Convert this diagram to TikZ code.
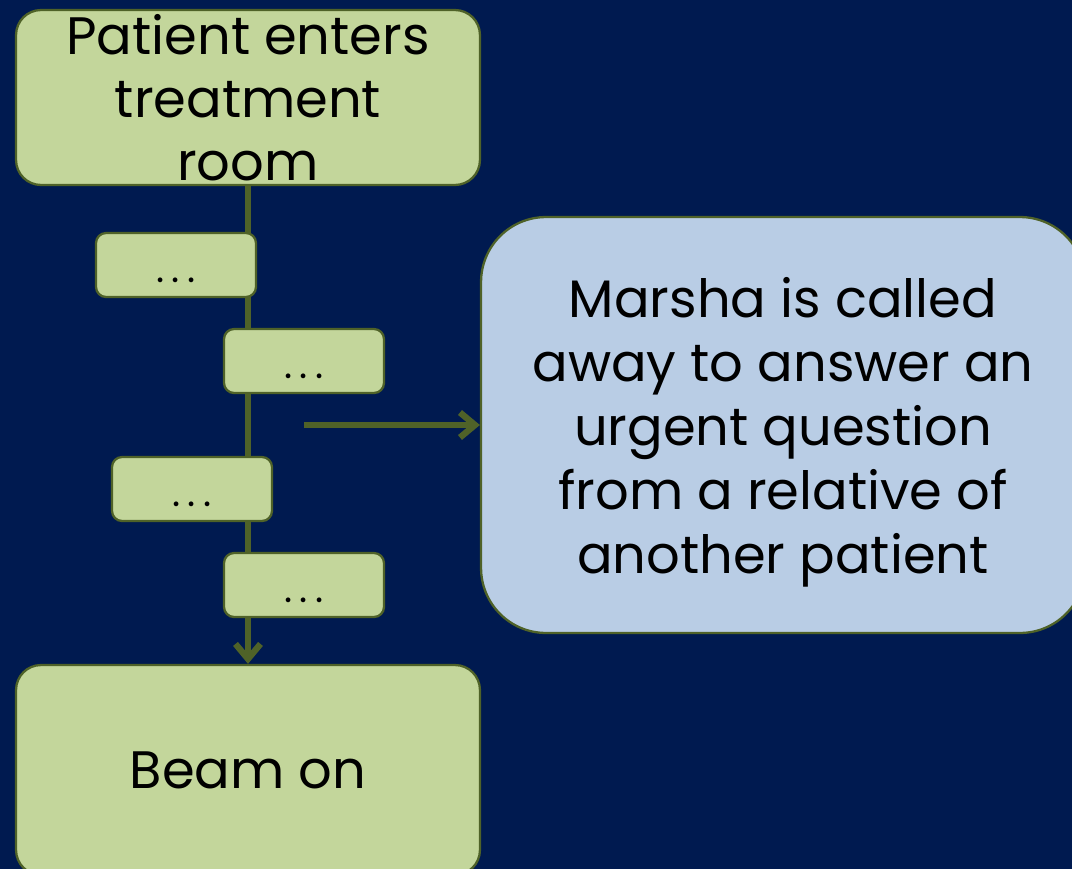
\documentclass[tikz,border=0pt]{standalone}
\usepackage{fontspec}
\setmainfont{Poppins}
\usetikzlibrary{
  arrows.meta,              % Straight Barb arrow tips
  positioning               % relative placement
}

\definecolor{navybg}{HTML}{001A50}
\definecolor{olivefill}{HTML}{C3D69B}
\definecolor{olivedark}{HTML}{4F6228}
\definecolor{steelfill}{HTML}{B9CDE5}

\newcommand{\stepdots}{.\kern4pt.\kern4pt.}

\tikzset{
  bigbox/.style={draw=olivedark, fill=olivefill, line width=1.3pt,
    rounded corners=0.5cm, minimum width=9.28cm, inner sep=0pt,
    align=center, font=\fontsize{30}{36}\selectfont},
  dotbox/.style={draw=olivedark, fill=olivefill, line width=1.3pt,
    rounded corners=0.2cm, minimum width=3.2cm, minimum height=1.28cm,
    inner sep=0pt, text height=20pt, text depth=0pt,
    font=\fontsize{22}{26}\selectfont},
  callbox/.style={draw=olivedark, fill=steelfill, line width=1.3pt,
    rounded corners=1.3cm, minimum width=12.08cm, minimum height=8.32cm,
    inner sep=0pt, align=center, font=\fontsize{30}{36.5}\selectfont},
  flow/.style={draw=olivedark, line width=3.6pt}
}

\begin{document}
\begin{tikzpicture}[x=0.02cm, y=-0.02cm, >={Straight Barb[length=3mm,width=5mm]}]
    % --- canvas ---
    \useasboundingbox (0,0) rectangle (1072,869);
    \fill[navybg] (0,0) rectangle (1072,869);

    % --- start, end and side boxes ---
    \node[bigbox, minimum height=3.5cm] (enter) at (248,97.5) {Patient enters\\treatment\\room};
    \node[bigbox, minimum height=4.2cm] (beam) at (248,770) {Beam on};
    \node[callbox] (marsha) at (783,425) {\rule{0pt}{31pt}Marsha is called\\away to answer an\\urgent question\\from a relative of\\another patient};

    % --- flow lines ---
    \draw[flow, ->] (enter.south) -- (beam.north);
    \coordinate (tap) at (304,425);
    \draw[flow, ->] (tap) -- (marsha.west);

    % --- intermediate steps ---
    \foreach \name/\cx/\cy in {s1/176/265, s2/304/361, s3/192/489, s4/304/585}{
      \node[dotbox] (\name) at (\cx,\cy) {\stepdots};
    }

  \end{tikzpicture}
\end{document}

**DIRECTION**
Copy the material exactly. Do not include the pictures.

**EXERCISE RESULT**
Convert this diagram to TikZ code.
\documentclass[tikz,border=0pt]{standalone}
\usepackage{fontspec}
\setmainfont{Poppins}
\usetikzlibrary{
  arrows.meta,              % Straight Barb arrow tips
  positioning               % relative placement
}

\definecolor{navybg}{HTML}{001A50}
\definecolor{olivefill}{HTML}{C3D69B}
\definecolor{olivedark}{HTML}{4F6228}
\definecolor{steelfill}{HTML}{B9CDE5}

\newcommand{\stepdots}{.\kern4pt.\kern4pt.}

\tikzset{
  bigbox/.style={draw=olivedark, fill=olivefill, line width=1.3pt,
    rounded corners=0.5cm, minimum width=9.28cm, inner sep=0pt,
    align=center, font=\fontsize{30}{36}\selectfont},
  dotbox/.style={draw=olivedark, fill=olivefill, line width=1.3pt,
    rounded corners=0.2cm, minimum width=3.2cm, minimum height=1.28cm,
    inner sep=0pt, text height=20pt, text depth=0pt,
    font=\fontsize{22}{26}\selectfont},
  callbox/.style={draw=olivedark, fill=steelfill, line width=1.3pt,
    rounded corners=1.3cm, minimum width=12.08cm, minimum height=8.32cm,
    inner sep=0pt, align=center, font=\fontsize{30}{36.5}\selectfont},
  flow/.style={draw=olivedark, line width=3.6pt}
}

\begin{document}
\begin{tikzpicture}[x=0.02cm, y=-0.02cm, >={Straight Barb[length=3mm,width=5mm]}]
    % --- canvas ---
    \useasboundingbox (0,0) rectangle (1072,869);
    \fill[navybg] (0,0) rectangle (1072,869);

    % --- start, end and side boxes ---
    \node[bigbox, minimum height=3.5cm] (enter) at (248,97.5) {Patient enters\\treatment\\room};
    \node[bigbox, minimum height=4.2cm] (beam) at (248,770) {Beam on};
    \node[callbox] (marsha) at (783,425) {\rule{0pt}{31pt}Marsha is called\\away to answer an\\urgent question\\from a relative of\\another patient};

    % --- flow lines ---
    \draw[flow, ->] (enter.south) -- (beam.north);
    \coordinate (tap) at (304,425);
    \draw[flow, ->] (tap) -- (marsha.west);

    % --- intermediate steps ---
    \foreach \name/\cx/\cy in {s1/176/265, s2/304/361, s3/192/489, s4/304/585}{
      \node[dotbox] (\name) at (\cx,\cy) {\stepdots};
    }

  \end{tikzpicture}
\end{document}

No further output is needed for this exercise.